My political leanings have been mentioned. I no longer know where I stand politically these days, except that I am no longer a Marxist or a socialist, and probably never will be again. If my experience has taught me anything, it is that I value individual freedom more than belonging to any group, which invariably places me closer to liberalism than socialism. The most left-wing I could see myself being is some sort of reformist social democrat. The only form of revolutionary socialism that appeals to me is post-left anarchism, but I don’t have enough faith in human nature to believe that an anarchist society would work any better than an authoritarian socialist version. Everything I see of the way leftists behave on social media simply repulses me further from involving myself in that circus anymore. It reminds me of the horrors I experienced in the IMT. I don’t want to live in a society where I am one wrong tweet away from being sent to a gulag. Maybe liberal democracy is the best we can hope for. Leszek Kolakowski, Roger Scruton, Dostoevsky and other ‘reactionary’ thinkers have convinced me of the utter naivety inherent in socialist thinking. I am probably some sort of liberal-conservative. If this biases left-wing people who read this blog from considering my cult criticisms, then that is a shame, but I see no use in hiding my political views. That said, I believe my cult analysis is correct regardless of my political leanings, and many people have been intellectually honest enough to see that.
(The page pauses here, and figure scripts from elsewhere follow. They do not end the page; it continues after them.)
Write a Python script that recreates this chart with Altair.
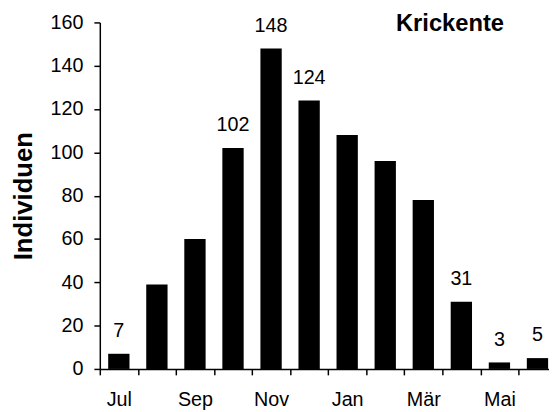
import altair as alt
import pandas as pd

months = ["Jul", "Aug", "Sep", "Okt", "Nov", "Dez", "Jan", "Feb", "Mär", "Apr", "Mai", "Jun"]
values = [7, 39, 60, 102, 148, 124, 108, 96, 78, 31, 3, 5]
bar_labels = ["7", "", "", "102", "148", "124", "", "", "", "31", "3", "5"]
shown_ticks = ["Jul", "Sep", "Nov", "Jan", "Mär", "Mai"]
y_ticks = [0, 20, 40, 60, 80, 100, 120, 140, 160]

df = pd.DataFrame({"Monat": months, "Individuen": values, "Label": bar_labels})

FONT = "Liberation Sans"
RANGE = 462.6
HALF_STEP = RANGE / len(months) / 2

label_expr = "indexof(" + str(shown_ticks).replace("'", '"') + ", datum.label) >= 0 ? datum.label : ''"

x = alt.X(
    "Monat:N",
    sort=months,
    title=None,
    scale=alt.Scale(range=[0, RANGE], paddingInner=0.44, paddingOuter=0.22),
    axis=alt.Axis(
        labelAngle=0,
        tickOffset=-HALF_STEP,
        labelOffset=HALF_STEP,
        labelExpr=label_expr,
        tickSize=6,
        labelPadding=15,
        labelFontSize=20,
    ),
)
y = alt.Y(
    "Individuen:Q",
    scale=alt.Scale(domain=[0, 160], nice=False),
    axis=alt.Axis(
        values=y_ticks,
        tickSize=6,
        labelPadding=11,
        labelFontSize=20,
        title="Individuen",
        titleFontSize=26,
        titleFontWeight="bold",
        titlePadding=14,
        grid=False,
    ),
)

bars = alt.Chart(df).mark_bar(color="black").encode(x=x, y=y)
texts = alt.Chart(df).mark_text(
    font=FONT, fontSize=20, color="black", baseline="alphabetic", dy=-17
).encode(x=alt.X("Monat:N", sort=months), y=alt.Y("Individuen:Q"), text="Label:N")

chart = (
    alt.layer(bars, texts)
    .properties(
        width=455,
        height=351,
        autosize=alt.AutoSizeParams(type="none"),
        padding={"left": 93, "top": 12, "right": 0, "bottom": 40},
        title=alt.TitleParams(
            "Krickente",
            anchor="start",
            frame="group",
            dx=300,
            dy=43,
            offset=0,
            baseline="alphabetic",
            fontSize=24,
            fontWeight="bold",
            font=FONT,
            color="black",
        ),
    )
    .configure_view(stroke=None)
    .configure_axis(
        labelFont=FONT,
        titleFont=FONT,
        labelColor="black",
        titleColor="black",
        domainColor="black",
        tickColor="black",
        domainWidth=1.5,
        tickWidth=1.5,
    )
)

chart.save("out.html", embed_options={"renderer": "svg", "actions": False})
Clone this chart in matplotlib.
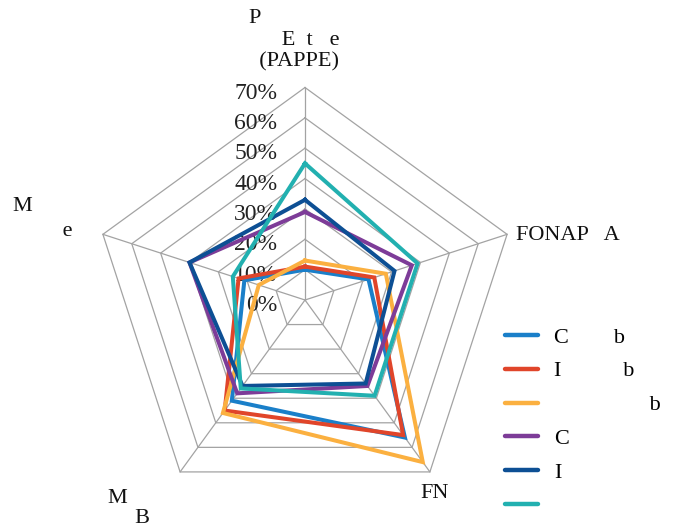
import numpy as np
import matplotlib
matplotlib.use("Agg")
import matplotlib.pyplot as plt

plt.rcParams['font.family'] = ['Liberation Serif', 'DejaVu Serif']

# Radar axes, clockwise from the top
axis_labels = ["P\n      E  t   e\n  (PAPPE)", "FONAP   A", "FN", "M\n     B", "M\n         e"]

# Series values (percent)
series_names = ["C        b", "I           b", "                 b", "C", "I", " "]
vals_c_b = [10, 22, 56, 41, 21]
vals_i_b = [11, 24, 55, 45, 23]
vals_x_b = [13, 28, 66, 46, 16]
vals_c = [29, 37, 35, 38, 40]
vals_i = [33, 31, 34, 35, 40]
vals_x = [45, 39, 39, 36, 25]
series_values = [vals_c_b, vals_i_b, vals_x_b, vals_c, vals_i, vals_x]
series_colors = ["#1a7fc9", "#e0452a", "#fbb040", "#7d3c98", "#0d4f94", "#22b0b0"]

ring_levels = [10, 20, 30, 40, 50, 60, 70]
tick_labels = ["0%", "10%", "20%", "30%", "40%", "50%", "60%", "70%"]

W, H = 683, 527
fig = plt.figure(figsize=(W / 100, H / 100), dpi=100)
cx, cy, R = 305, 300, 212.5
ax = fig.add_axes([(cx - R) / W, (H - cy - R) / H, 2 * R / W, 2 * R / H], projection="polar")
ax.set_theta_offset(np.pi / 2)
ax.set_theta_direction(-1)
ax.set_ylim(0, 70)
ax.set_facecolor("none")
ax.spines["polar"].set_visible(False)
ax.grid(False)
ax.set_xticks([])
ax.set_yticks([])

n = len(axis_labels)
theta = np.arange(n) * 2 * np.pi / n
theta_closed = np.append(theta, theta[0])

grid_color = "#a3a3a3"
# pentagon rings
for r in ring_levels:
    ax.plot(theta_closed, [r] * (n + 1), color=grid_color, lw=0.9, zorder=1, clip_on=False)
# spokes
for t in theta:
    ax.plot([t, t], [0, 70], color=grid_color, lw=0.9, zorder=1, clip_on=False)

# series
for name, vals, col in zip(series_names, series_values, series_colors):
    v = np.append(vals, vals[0])
    ax.plot(theta_closed, v, color=col, lw=2.9, label=name, zorder=3,
            solid_joinstyle="miter", clip_on=False)

# radial tick labels along the top spoke
for r, lab in zip([0] + ring_levels, tick_labels):
    ax.annotate(lab, xy=(0, r), xytext=(-20, -4), textcoords="offset points",
                ha="right", va="center", fontsize=17, color="#222222", zorder=2)

# category labels
fs = 16
fig.text(248 / W, 1 - 9 / H, axis_labels[0], ha="left", va="top", fontsize=fs,
         linespacing=1.2, color="#111111")
fig.text(516 / W, 1 - 235 / H, axis_labels[1], ha="left", va="center", fontsize=fs, color="#111111")
fig.text(420 / W, 1 - 494 / H, axis_labels[2], ha="left", va="center", fontsize=fs, color="#111111")
fig.text(107 / W, 1 - 489 / H, axis_labels[3], ha="left", va="top", fontsize=fs,
         linespacing=1.05, color="#111111")
fig.text(12 / W, 1 - 197 / H, axis_labels[4], ha="left", va="top", fontsize=fs,
         linespacing=1.45, color="#111111")

leg = fig.legend(loc="upper left", bbox_to_anchor=(505 / W, 1 - 327 / H), frameon=False,
                 fontsize=fs, handlelength=1.5, handletextpad=0.7, labelspacing=0.6,
                 borderaxespad=0, borderpad=0)
for h in leg.get_lines():
    h.set_linewidth(3.2)
    h.set_solid_capstyle("round")

fig.savefig("out.png", dpi=100)
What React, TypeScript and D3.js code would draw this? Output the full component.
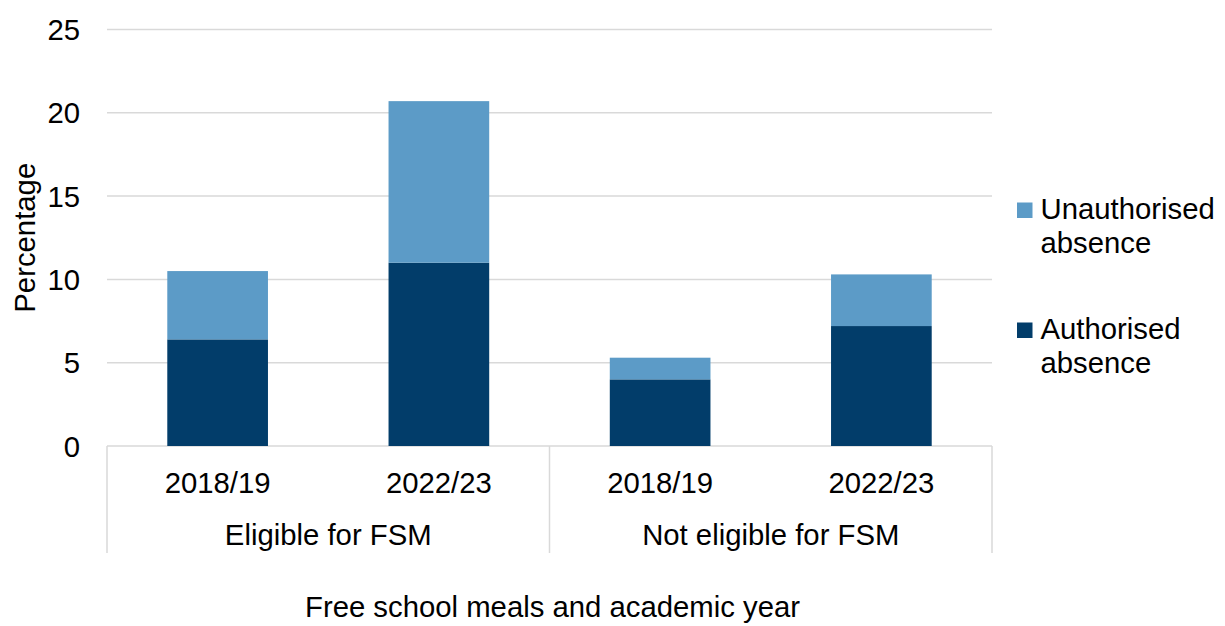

I know that it has helped many doubting members and ex-members, and if continuing to do this is ‘obsession’, then long may this obsession continue.

Postscript: Someone on that thread erroneously described me as a ‘Christian Nietzschean Neocon’. To being a ‘Nietzschean’, I plead guilty, insofar as one can call oneself that, given the fact that Nietzsche was all about thinking for yourself and not blindly following a particular thinker. Not do I mind being called a ‘neocon’ if that means being strongly in favour of Western liberal democracy and its export to other countries, and a militant foreign policy against its enemies, like the fascist regime in the Kremlin. I am not, however, a Christian. I have been an atheist since I was fourteen. I do, however, prefer Christianity to Marxism, and have talked openly about this on this blog. I would sooner become a Christian again than rejoin the IMT. Certainly if I rejoined the church, I would not be subjected to the disgusting treatment I was as an IMT member. I have more in common with the average Christian than the average Marxist. If nothing else, my upbringing as a Christian at least gives us a common language to work with. There is a reason why I spent so much time when I was in the sect listening to the gospel recordings my dad used to play of the American country singer Jim Reeves, which I preferred to listening to socialist music. (I am sure this will be used as proof that I was a secret Christian all along, and never a true Marxist!) I obviously found the former more soothing for my soul. One’s thing for sure – I never want to have to hear cultish words like ‘lead-off’, ‘comrade’, ‘solidarity’, ‘ultra-left’, ‘petty-bourgeois’, ‘contact’, ‘cadre’ etc, or to hear a baying mob of people singing the Internationale, ever again.